From the entries that follow, list every line in which the string "with" appears.

GIVEN RECORDS:
+ + + + + + +
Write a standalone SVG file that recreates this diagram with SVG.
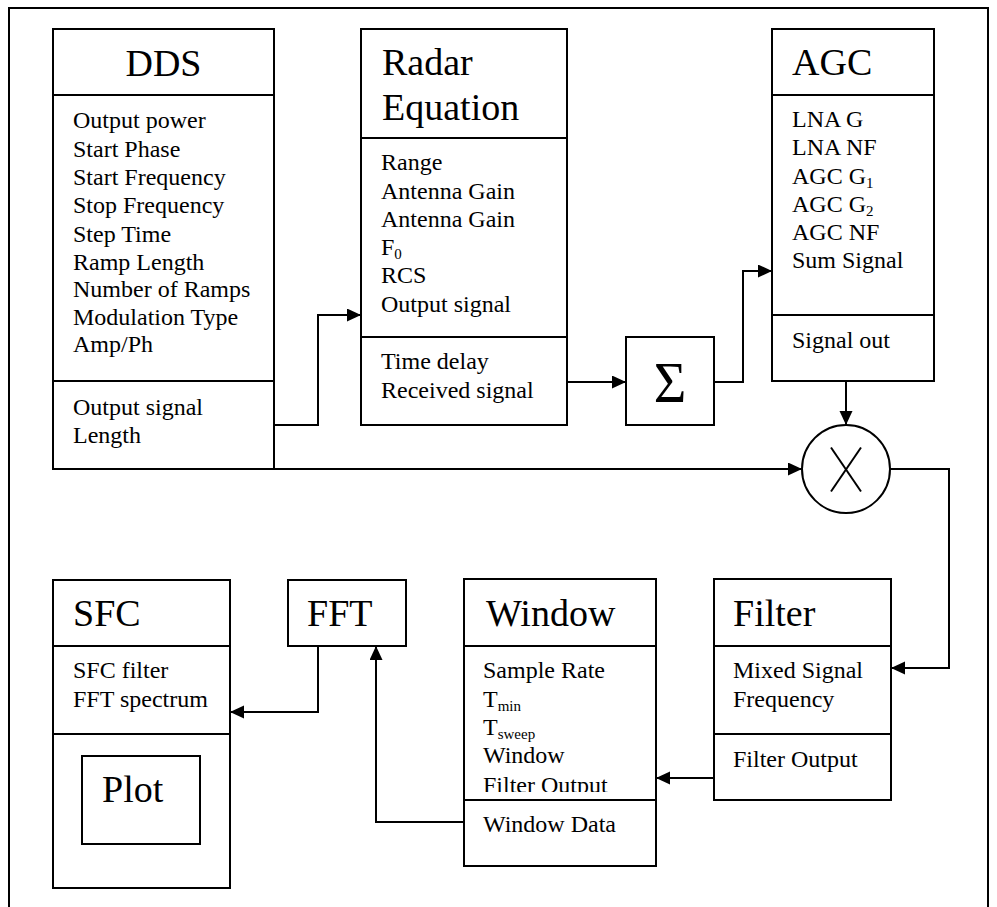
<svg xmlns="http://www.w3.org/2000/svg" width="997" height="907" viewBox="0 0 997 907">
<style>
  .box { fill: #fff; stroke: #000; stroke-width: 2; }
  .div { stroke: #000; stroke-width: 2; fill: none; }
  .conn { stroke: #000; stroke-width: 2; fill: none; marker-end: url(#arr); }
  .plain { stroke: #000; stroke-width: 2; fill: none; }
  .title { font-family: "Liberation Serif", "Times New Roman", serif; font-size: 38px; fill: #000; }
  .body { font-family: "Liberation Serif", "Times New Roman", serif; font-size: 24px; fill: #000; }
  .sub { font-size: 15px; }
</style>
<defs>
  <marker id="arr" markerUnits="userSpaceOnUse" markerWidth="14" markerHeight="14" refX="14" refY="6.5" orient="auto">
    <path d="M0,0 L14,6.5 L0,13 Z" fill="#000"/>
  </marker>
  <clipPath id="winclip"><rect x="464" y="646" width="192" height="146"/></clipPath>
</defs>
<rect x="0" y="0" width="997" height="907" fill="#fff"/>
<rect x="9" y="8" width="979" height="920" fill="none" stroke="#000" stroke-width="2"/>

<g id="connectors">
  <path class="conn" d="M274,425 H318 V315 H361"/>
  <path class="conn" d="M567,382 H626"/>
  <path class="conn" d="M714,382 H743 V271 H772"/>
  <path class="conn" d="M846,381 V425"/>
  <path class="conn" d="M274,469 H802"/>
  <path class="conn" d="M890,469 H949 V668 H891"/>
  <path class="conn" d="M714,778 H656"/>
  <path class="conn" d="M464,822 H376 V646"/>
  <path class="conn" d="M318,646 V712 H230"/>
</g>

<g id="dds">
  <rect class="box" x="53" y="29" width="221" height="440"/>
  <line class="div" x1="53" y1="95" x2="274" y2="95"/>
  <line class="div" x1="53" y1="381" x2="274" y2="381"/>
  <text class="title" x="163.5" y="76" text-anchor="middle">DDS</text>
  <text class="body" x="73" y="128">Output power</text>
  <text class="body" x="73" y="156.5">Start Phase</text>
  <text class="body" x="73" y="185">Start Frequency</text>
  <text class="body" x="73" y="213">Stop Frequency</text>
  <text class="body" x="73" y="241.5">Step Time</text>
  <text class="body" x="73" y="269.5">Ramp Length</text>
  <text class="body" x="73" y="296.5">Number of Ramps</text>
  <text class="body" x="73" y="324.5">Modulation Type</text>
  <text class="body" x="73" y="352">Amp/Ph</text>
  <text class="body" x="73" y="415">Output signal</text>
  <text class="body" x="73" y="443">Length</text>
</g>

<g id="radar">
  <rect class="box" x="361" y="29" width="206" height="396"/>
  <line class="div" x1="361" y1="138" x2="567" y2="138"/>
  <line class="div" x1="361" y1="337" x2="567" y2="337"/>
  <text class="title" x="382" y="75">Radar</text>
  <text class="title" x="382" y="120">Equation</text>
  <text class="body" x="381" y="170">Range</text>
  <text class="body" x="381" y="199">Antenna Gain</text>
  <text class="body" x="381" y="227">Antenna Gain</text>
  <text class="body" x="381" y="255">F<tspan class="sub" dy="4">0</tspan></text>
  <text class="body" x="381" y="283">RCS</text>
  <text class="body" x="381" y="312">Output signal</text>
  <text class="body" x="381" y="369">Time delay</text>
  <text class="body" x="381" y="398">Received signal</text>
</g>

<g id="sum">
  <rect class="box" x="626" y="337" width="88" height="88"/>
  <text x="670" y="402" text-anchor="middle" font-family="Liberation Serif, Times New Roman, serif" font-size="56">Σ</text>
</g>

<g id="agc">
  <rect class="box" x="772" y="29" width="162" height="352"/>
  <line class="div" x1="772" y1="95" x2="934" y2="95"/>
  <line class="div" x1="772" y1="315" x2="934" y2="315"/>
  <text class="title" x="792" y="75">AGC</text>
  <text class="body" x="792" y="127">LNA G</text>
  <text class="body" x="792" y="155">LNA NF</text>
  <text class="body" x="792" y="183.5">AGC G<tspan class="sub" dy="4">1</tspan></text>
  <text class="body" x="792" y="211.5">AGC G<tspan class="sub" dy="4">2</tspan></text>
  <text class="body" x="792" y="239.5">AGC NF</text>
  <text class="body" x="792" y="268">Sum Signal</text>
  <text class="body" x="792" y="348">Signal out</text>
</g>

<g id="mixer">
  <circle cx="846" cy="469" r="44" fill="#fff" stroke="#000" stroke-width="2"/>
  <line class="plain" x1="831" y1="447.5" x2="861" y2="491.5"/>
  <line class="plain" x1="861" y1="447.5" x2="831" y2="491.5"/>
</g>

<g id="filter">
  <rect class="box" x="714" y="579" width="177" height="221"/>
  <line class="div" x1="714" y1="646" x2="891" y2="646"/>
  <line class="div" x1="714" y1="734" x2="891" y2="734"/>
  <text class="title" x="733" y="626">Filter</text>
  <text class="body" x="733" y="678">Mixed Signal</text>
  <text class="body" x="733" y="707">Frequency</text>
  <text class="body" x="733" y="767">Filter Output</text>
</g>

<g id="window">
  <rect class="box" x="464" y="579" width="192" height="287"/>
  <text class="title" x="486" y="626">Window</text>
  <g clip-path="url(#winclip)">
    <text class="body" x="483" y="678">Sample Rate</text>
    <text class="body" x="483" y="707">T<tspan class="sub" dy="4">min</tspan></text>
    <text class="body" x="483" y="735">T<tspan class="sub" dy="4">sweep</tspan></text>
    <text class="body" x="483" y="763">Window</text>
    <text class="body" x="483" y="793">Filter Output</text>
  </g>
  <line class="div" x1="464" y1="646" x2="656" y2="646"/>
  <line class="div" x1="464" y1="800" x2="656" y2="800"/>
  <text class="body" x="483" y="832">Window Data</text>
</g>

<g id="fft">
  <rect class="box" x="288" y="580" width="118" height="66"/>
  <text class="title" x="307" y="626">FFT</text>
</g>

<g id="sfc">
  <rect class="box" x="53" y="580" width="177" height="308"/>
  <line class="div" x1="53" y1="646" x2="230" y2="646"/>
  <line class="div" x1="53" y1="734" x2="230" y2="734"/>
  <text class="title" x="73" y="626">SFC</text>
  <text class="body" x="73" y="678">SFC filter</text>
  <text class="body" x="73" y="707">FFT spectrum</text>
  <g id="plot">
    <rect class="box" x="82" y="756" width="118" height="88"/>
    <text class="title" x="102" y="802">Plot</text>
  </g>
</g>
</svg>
+ + + + + + +
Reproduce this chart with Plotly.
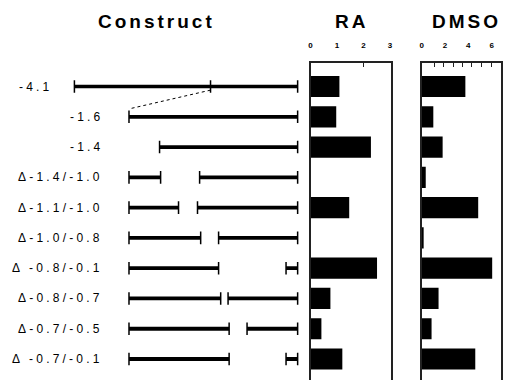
+ + + + + + +
EXPECTED ANSWER:
Write a standalone SVG file that recreates this diagram with SVG.
Reproduce this chart with Plotly.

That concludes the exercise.